Data section:
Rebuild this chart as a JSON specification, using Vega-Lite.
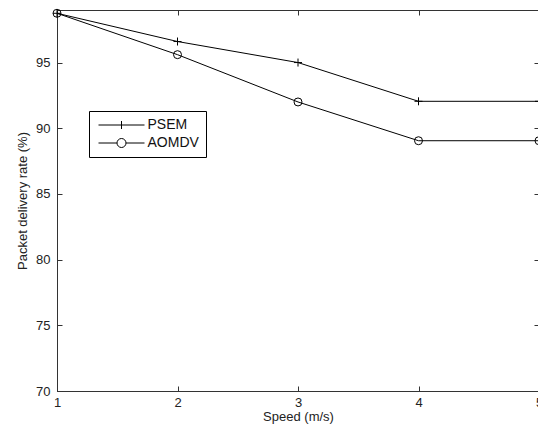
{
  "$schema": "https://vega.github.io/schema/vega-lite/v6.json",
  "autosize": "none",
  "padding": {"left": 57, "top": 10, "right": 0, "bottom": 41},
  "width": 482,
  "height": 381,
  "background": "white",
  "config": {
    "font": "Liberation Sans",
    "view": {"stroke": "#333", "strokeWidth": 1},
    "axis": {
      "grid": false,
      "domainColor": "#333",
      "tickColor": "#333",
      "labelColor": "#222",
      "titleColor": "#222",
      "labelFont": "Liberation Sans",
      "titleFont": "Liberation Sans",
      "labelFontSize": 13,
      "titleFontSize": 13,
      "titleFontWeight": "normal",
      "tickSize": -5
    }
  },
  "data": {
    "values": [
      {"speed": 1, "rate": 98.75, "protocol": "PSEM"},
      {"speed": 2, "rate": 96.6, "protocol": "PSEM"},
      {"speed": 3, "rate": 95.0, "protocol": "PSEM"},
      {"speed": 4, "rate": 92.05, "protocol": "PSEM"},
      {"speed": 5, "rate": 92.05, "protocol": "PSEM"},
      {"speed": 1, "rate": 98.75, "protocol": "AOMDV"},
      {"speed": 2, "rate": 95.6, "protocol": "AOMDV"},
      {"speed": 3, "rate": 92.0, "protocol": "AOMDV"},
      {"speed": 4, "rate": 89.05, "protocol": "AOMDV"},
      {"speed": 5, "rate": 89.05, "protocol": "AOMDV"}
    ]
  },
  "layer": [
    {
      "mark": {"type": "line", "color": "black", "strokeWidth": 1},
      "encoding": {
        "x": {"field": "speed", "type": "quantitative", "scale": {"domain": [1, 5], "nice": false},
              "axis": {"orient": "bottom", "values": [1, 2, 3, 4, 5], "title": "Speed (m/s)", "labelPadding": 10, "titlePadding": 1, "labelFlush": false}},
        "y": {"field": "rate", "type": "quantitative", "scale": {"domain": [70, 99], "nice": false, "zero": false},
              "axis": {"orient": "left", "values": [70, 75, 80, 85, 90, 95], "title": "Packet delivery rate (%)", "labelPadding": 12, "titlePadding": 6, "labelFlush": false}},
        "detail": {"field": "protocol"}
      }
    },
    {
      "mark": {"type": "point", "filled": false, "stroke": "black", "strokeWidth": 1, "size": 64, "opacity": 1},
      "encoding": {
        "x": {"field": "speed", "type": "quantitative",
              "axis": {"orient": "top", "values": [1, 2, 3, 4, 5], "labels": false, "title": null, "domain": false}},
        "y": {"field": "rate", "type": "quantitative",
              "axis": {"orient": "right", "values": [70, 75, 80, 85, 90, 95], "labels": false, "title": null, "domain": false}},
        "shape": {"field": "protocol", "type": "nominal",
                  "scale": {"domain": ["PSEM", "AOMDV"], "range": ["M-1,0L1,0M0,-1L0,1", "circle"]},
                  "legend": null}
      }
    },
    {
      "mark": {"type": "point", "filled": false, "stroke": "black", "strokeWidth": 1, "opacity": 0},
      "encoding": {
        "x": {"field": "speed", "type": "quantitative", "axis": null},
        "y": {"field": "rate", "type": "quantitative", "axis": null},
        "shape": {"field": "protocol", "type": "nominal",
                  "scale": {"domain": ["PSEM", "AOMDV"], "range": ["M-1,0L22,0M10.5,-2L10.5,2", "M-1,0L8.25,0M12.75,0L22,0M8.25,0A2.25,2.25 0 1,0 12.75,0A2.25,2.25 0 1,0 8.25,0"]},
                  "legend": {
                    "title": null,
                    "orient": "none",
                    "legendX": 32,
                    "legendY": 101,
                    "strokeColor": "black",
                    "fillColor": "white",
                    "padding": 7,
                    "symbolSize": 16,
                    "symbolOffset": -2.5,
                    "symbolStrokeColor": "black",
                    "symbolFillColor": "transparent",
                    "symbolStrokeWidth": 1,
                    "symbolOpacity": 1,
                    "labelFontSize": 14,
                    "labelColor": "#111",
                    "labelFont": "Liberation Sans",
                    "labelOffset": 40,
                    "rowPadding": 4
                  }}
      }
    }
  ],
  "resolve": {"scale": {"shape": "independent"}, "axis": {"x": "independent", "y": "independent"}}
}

Problem: Extract all the data above exactly, excluding every picture.

Output of the exercise:
Rebuild this chart as a JSON specification, using Vega-Lite.
{
  "$schema": "https://vega.github.io/schema/vega-lite/v6.json",
  "autosize": "none",
  "padding": {"left": 57, "top": 10, "right": 0, "bottom": 41},
  "width": 482,
  "height": 381,
  "background": "white",
  "config": {
    "font": "Liberation Sans",
    "view": {"stroke": "#333", "strokeWidth": 1},
    "axis": {
      "grid": false,
      "domainColor": "#333",
      "tickColor": "#333",
      "labelColor": "#222",
      "titleColor": "#222",
      "labelFont": "Liberation Sans",
      "titleFont": "Liberation Sans",
      "labelFontSize": 13,
      "titleFontSize": 13,
      "titleFontWeight": "normal",
      "tickSize": -5
    }
  },
  "data": {
    "values": [
      {"speed": 1, "rate": 98.75, "protocol": "PSEM"},
      {"speed": 2, "rate": 96.6, "protocol": "PSEM"},
      {"speed": 3, "rate": 95.0, "protocol": "PSEM"},
      {"speed": 4, "rate": 92.05, "protocol": "PSEM"},
      {"speed": 5, "rate": 92.05, "protocol": "PSEM"},
      {"speed": 1, "rate": 98.75, "protocol": "AOMDV"},
      {"speed": 2, "rate": 95.6, "protocol": "AOMDV"},
      {"speed": 3, "rate": 92.0, "protocol": "AOMDV"},
      {"speed": 4, "rate": 89.05, "protocol": "AOMDV"},
      {"speed": 5, "rate": 89.05, "protocol": "AOMDV"}
    ]
  },
  "layer": [
    {
      "mark": {"type": "line", "color": "black", "strokeWidth": 1},
      "encoding": {
        "x": {"field": "speed", "type": "quantitative", "scale": {"domain": [1, 5], "nice": false},
              "axis": {"orient": "bottom", "values": [1, 2, 3, 4, 5], "title": "Speed (m/s)", "labelPadding": 10, "titlePadding": 1, "labelFlush": false}},
        "y": {"field": "rate", "type": "quantitative", "scale": {"domain": [70, 99], "nice": false, "zero": false},
              "axis": {"orient": "left", "values": [70, 75, 80, 85, 90, 95], "title": "Packet delivery rate (%)", "labelPadding": 12, "titlePadding": 6, "labelFlush": false}},
        "detail": {"field": "protocol"}
      }
    },
    {
      "mark": {"type": "point", "filled": false, "stroke": "black", "strokeWidth": 1, "size": 64, "opacity": 1},
      "encoding": {
        "x": {"field": "speed", "type": "quantitative",
              "axis": {"orient": "top", "values": [1, 2, 3, 4, 5], "labels": false, "title": null, "domain": false}},
        "y": {"field": "rate", "type": "quantitative",
              "axis": {"orient": "right", "values": [70, 75, 80, 85, 90, 95], "labels": false, "title": null, "domain": false}},
        "shape": {"field": "protocol", "type": "nominal",
                  "scale": {"domain": ["PSEM", "AOMDV"], "range": ["M-1,0L1,0M0,-1L0,1", "circle"]},
                  "legend": null}
      }
    },
    {
      "mark": {"type": "point", "filled": false, "stroke": "black", "strokeWidth": 1, "opacity": 0},
      "encoding": {
        "x": {"field": "speed", "type": "quantitative", "axis": null},
        "y": {"field": "rate", "type": "quantitative", "axis": null},
        "shape": {"field": "protocol", "type": "nominal",
                  "scale": {"domain": ["PSEM", "AOMDV"], "range": ["M-1,0L22,0M10.5,-2L10.5,2", "M-1,0L8.25,0M12.75,0L22,0M8.25,0A2.25,2.25 0 1,0 12.75,0A2.25,2.25 0 1,0 8.25,0"]},
                  "legend": {
                    "title": null,
                    "orient": "none",
                    "legendX": 32,
                    "legendY": 101,
                    "strokeColor": "black",
                    "fillColor": "white",
                    "padding": 7,
                    "symbolSize": 16,
                    "symbolOffset": -2.5,
                    "symbolStrokeColor": "black",
                    "symbolFillColor": "transparent",
                    "symbolStrokeWidth": 1,
                    "symbolOpacity": 1,
                    "labelFontSize": 14,
                    "labelColor": "#111",
                    "labelFont": "Liberation Sans",
                    "labelOffset": 40,
                    "rowPadding": 4
                  }}
      }
    }
  ],
  "resolve": {"scale": {"shape": "independent"}, "axis": {"x": "independent", "y": "independent"}}
}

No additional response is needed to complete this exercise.